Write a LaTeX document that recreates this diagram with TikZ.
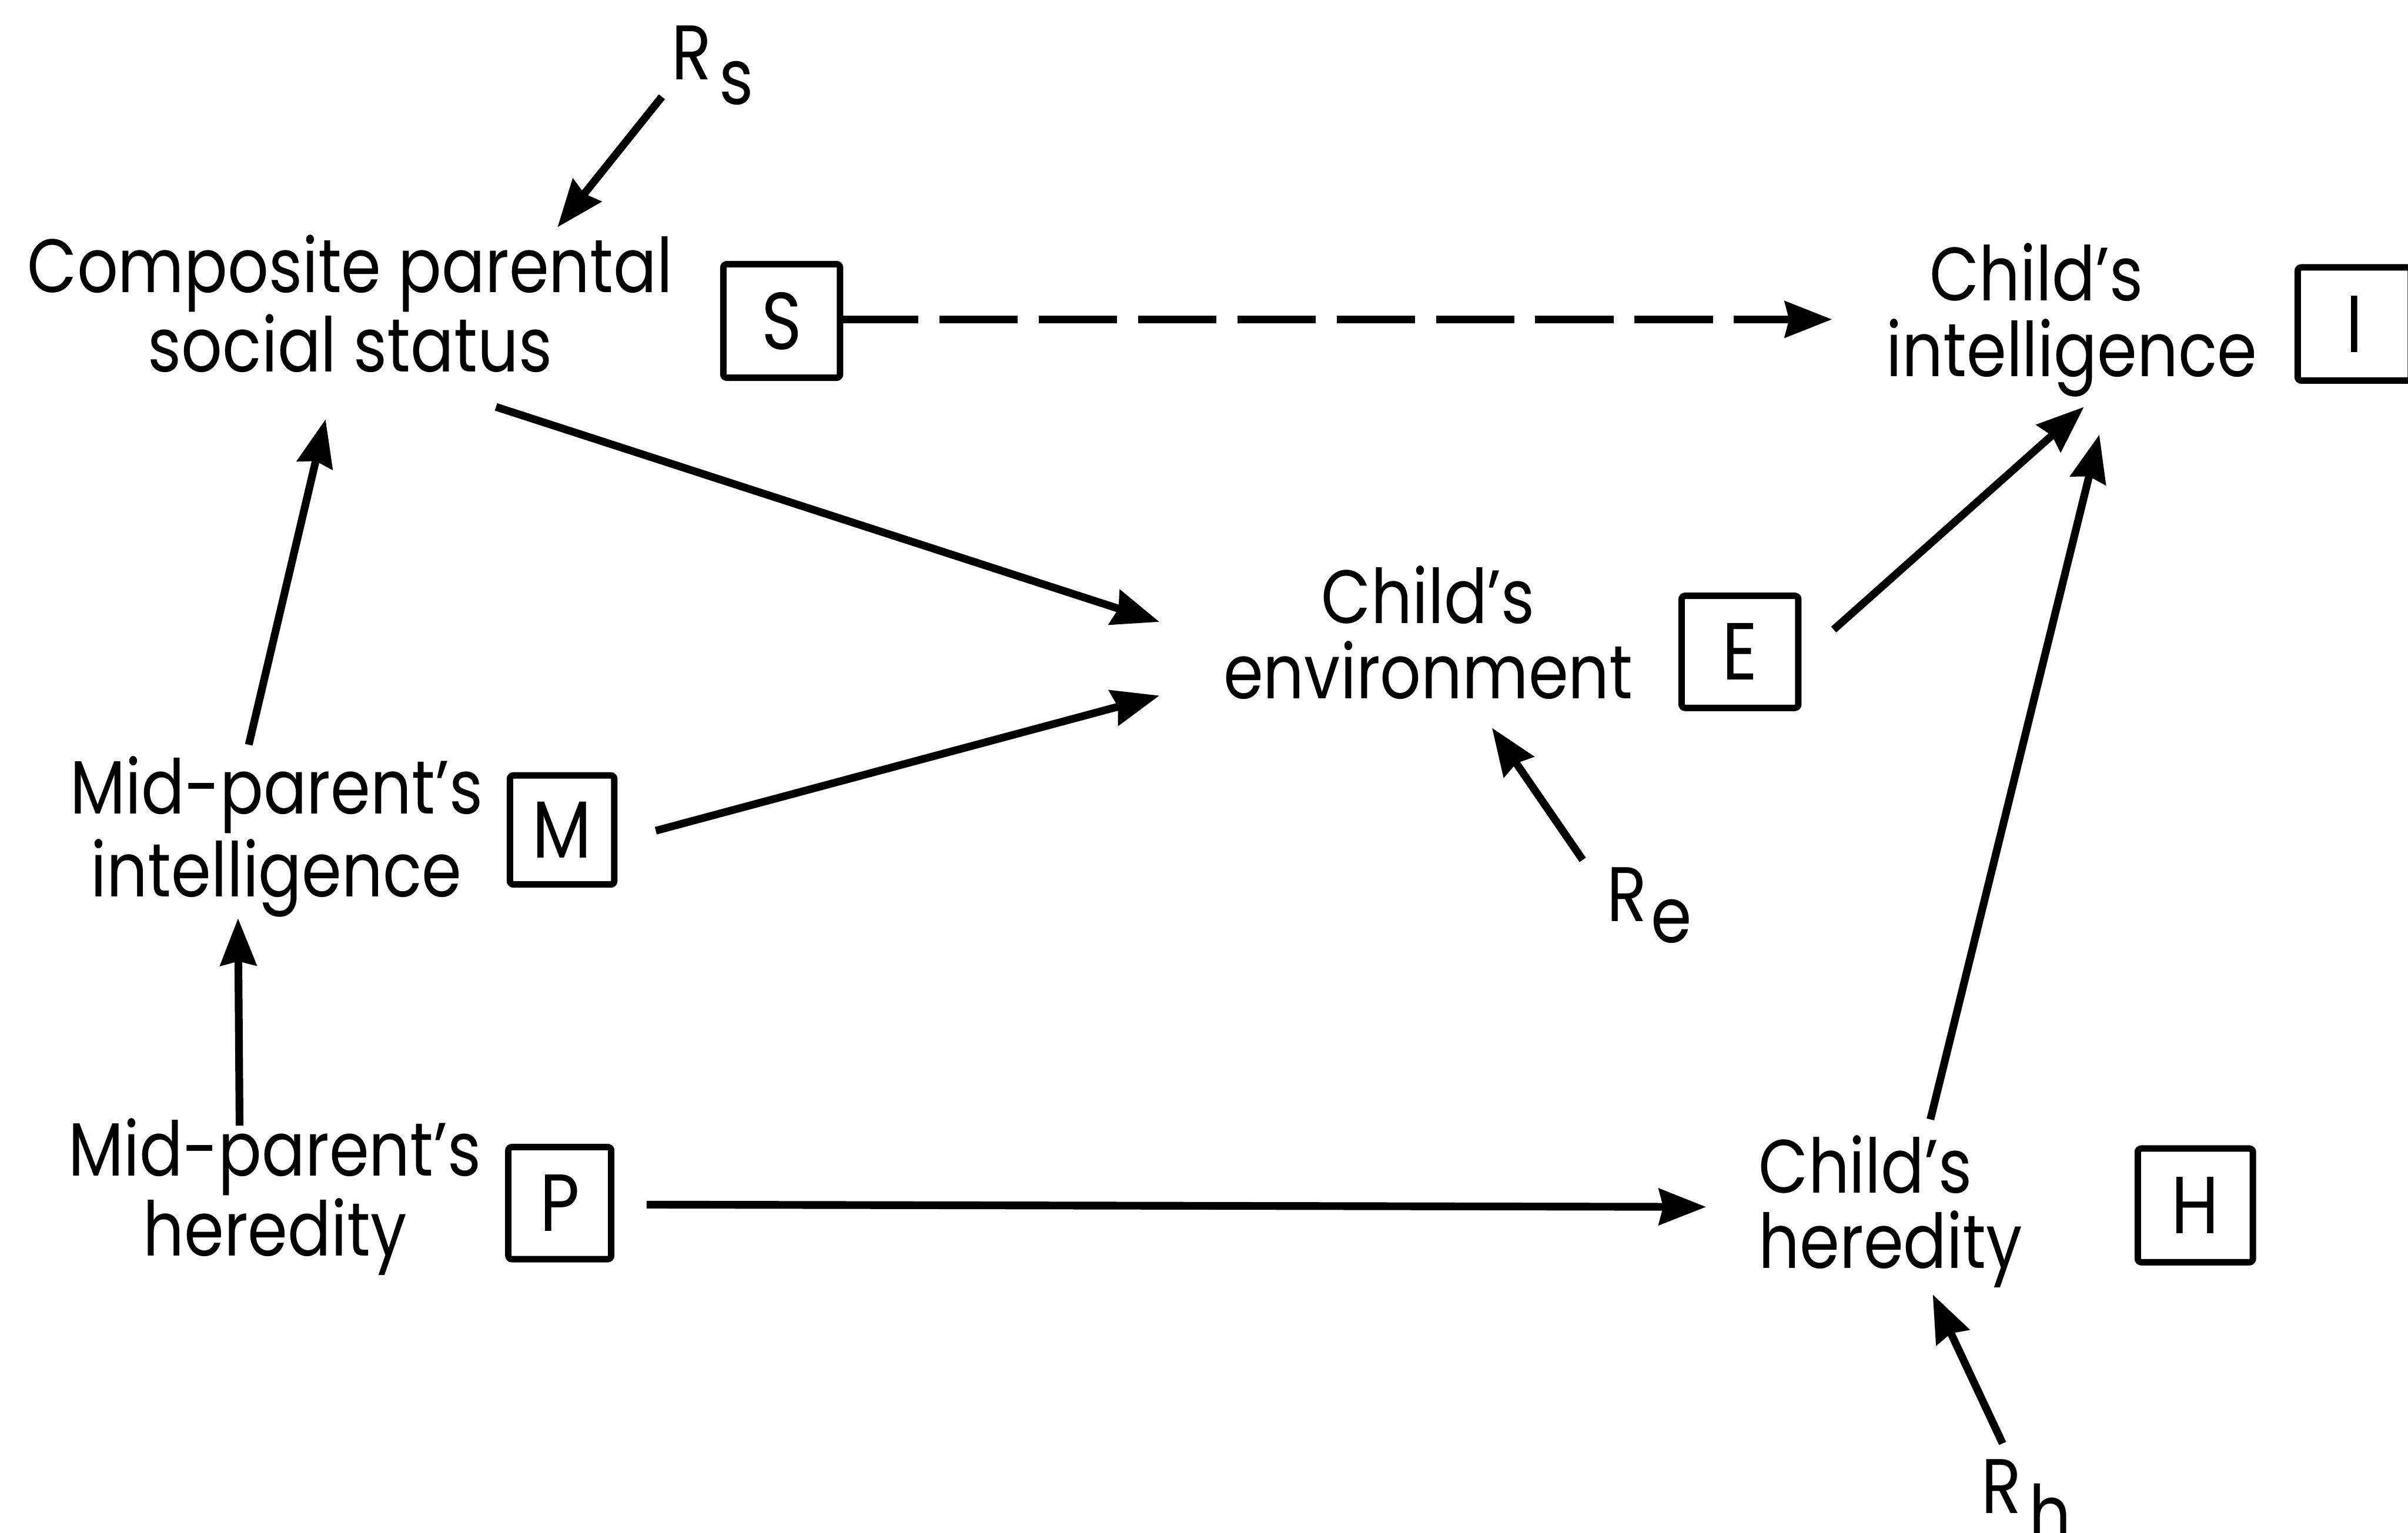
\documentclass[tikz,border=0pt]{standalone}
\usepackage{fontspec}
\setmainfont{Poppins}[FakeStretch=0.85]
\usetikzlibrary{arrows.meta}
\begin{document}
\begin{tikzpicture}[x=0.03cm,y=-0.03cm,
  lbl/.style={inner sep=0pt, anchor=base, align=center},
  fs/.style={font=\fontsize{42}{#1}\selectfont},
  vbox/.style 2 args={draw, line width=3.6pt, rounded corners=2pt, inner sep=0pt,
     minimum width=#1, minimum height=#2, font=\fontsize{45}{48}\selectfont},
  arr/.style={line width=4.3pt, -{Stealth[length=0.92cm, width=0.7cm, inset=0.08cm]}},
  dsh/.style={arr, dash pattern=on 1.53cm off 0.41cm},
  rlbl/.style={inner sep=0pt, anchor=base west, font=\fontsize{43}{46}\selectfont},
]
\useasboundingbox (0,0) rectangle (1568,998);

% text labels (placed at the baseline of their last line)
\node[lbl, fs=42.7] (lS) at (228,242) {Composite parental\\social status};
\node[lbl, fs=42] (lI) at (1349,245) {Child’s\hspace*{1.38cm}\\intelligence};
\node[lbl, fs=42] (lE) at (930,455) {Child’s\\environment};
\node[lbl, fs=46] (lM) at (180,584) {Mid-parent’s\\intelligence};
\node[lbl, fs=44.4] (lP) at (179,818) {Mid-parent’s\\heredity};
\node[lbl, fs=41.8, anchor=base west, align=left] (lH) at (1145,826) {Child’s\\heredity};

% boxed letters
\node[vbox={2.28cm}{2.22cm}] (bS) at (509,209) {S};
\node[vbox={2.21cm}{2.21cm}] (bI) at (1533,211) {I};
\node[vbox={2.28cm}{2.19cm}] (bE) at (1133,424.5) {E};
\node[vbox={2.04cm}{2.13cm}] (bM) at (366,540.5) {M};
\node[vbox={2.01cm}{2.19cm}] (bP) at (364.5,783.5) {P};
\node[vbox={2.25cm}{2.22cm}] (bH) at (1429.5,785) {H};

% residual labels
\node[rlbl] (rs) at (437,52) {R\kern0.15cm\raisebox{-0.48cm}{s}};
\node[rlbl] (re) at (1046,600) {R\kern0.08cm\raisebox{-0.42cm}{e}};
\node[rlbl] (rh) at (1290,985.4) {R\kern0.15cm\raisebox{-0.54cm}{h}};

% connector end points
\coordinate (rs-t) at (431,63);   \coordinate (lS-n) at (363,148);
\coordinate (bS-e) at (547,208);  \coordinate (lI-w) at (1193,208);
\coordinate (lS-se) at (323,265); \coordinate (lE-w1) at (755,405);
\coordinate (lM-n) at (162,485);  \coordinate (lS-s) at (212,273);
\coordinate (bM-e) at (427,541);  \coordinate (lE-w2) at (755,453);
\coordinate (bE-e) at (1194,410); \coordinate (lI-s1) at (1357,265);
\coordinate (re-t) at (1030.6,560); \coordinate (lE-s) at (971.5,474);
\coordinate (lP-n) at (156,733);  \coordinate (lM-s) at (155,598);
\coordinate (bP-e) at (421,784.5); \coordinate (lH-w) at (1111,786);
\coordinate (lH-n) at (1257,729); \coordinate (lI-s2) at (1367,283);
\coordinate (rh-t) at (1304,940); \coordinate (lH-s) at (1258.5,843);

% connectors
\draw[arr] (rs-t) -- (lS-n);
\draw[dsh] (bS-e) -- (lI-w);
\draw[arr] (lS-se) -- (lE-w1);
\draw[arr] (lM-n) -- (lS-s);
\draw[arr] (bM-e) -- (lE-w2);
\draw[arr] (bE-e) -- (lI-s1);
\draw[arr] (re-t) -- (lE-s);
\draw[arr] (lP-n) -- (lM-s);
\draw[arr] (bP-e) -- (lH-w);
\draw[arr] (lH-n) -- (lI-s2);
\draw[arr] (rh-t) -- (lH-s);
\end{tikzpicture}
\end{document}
......
GOAL >> Repeat the lines above exactly, and keep every picture out.

PROBLEM SOLUTION >>
Write a LaTeX document that recreates this diagram with TikZ.
\documentclass[tikz,border=0pt]{standalone}
\usepackage{fontspec}
\setmainfont{Poppins}[FakeStretch=0.85]
\usetikzlibrary{arrows.meta}
\begin{document}
\begin{tikzpicture}[x=0.03cm,y=-0.03cm,
  lbl/.style={inner sep=0pt, anchor=base, align=center},
  fs/.style={font=\fontsize{42}{#1}\selectfont},
  vbox/.style 2 args={draw, line width=3.6pt, rounded corners=2pt, inner sep=0pt,
     minimum width=#1, minimum height=#2, font=\fontsize{45}{48}\selectfont},
  arr/.style={line width=4.3pt, -{Stealth[length=0.92cm, width=0.7cm, inset=0.08cm]}},
  dsh/.style={arr, dash pattern=on 1.53cm off 0.41cm},
  rlbl/.style={inner sep=0pt, anchor=base west, font=\fontsize{43}{46}\selectfont},
]
\useasboundingbox (0,0) rectangle (1568,998);

% text labels (placed at the baseline of their last line)
\node[lbl, fs=42.7] (lS) at (228,242) {Composite parental\\social status};
\node[lbl, fs=42] (lI) at (1349,245) {Child’s\hspace*{1.38cm}\\intelligence};
\node[lbl, fs=42] (lE) at (930,455) {Child’s\\environment};
\node[lbl, fs=46] (lM) at (180,584) {Mid-parent’s\\intelligence};
\node[lbl, fs=44.4] (lP) at (179,818) {Mid-parent’s\\heredity};
\node[lbl, fs=41.8, anchor=base west, align=left] (lH) at (1145,826) {Child’s\\heredity};

% boxed letters
\node[vbox={2.28cm}{2.22cm}] (bS) at (509,209) {S};
\node[vbox={2.21cm}{2.21cm}] (bI) at (1533,211) {I};
\node[vbox={2.28cm}{2.19cm}] (bE) at (1133,424.5) {E};
\node[vbox={2.04cm}{2.13cm}] (bM) at (366,540.5) {M};
\node[vbox={2.01cm}{2.19cm}] (bP) at (364.5,783.5) {P};
\node[vbox={2.25cm}{2.22cm}] (bH) at (1429.5,785) {H};

% residual labels
\node[rlbl] (rs) at (437,52) {R\kern0.15cm\raisebox{-0.48cm}{s}};
\node[rlbl] (re) at (1046,600) {R\kern0.08cm\raisebox{-0.42cm}{e}};
\node[rlbl] (rh) at (1290,985.4) {R\kern0.15cm\raisebox{-0.54cm}{h}};

% connector end points
\coordinate (rs-t) at (431,63);   \coordinate (lS-n) at (363,148);
\coordinate (bS-e) at (547,208);  \coordinate (lI-w) at (1193,208);
\coordinate (lS-se) at (323,265); \coordinate (lE-w1) at (755,405);
\coordinate (lM-n) at (162,485);  \coordinate (lS-s) at (212,273);
\coordinate (bM-e) at (427,541);  \coordinate (lE-w2) at (755,453);
\coordinate (bE-e) at (1194,410); \coordinate (lI-s1) at (1357,265);
\coordinate (re-t) at (1030.6,560); \coordinate (lE-s) at (971.5,474);
\coordinate (lP-n) at (156,733);  \coordinate (lM-s) at (155,598);
\coordinate (bP-e) at (421,784.5); \coordinate (lH-w) at (1111,786);
\coordinate (lH-n) at (1257,729); \coordinate (lI-s2) at (1367,283);
\coordinate (rh-t) at (1304,940); \coordinate (lH-s) at (1258.5,843);

% connectors
\draw[arr] (rs-t) -- (lS-n);
\draw[dsh] (bS-e) -- (lI-w);
\draw[arr] (lS-se) -- (lE-w1);
\draw[arr] (lM-n) -- (lS-s);
\draw[arr] (bM-e) -- (lE-w2);
\draw[arr] (bE-e) -- (lI-s1);
\draw[arr] (re-t) -- (lE-s);
\draw[arr] (lP-n) -- (lM-s);
\draw[arr] (bP-e) -- (lH-w);
\draw[arr] (lH-n) -- (lI-s2);
\draw[arr] (rh-t) -- (lH-s);
\end{tikzpicture}
\end{document}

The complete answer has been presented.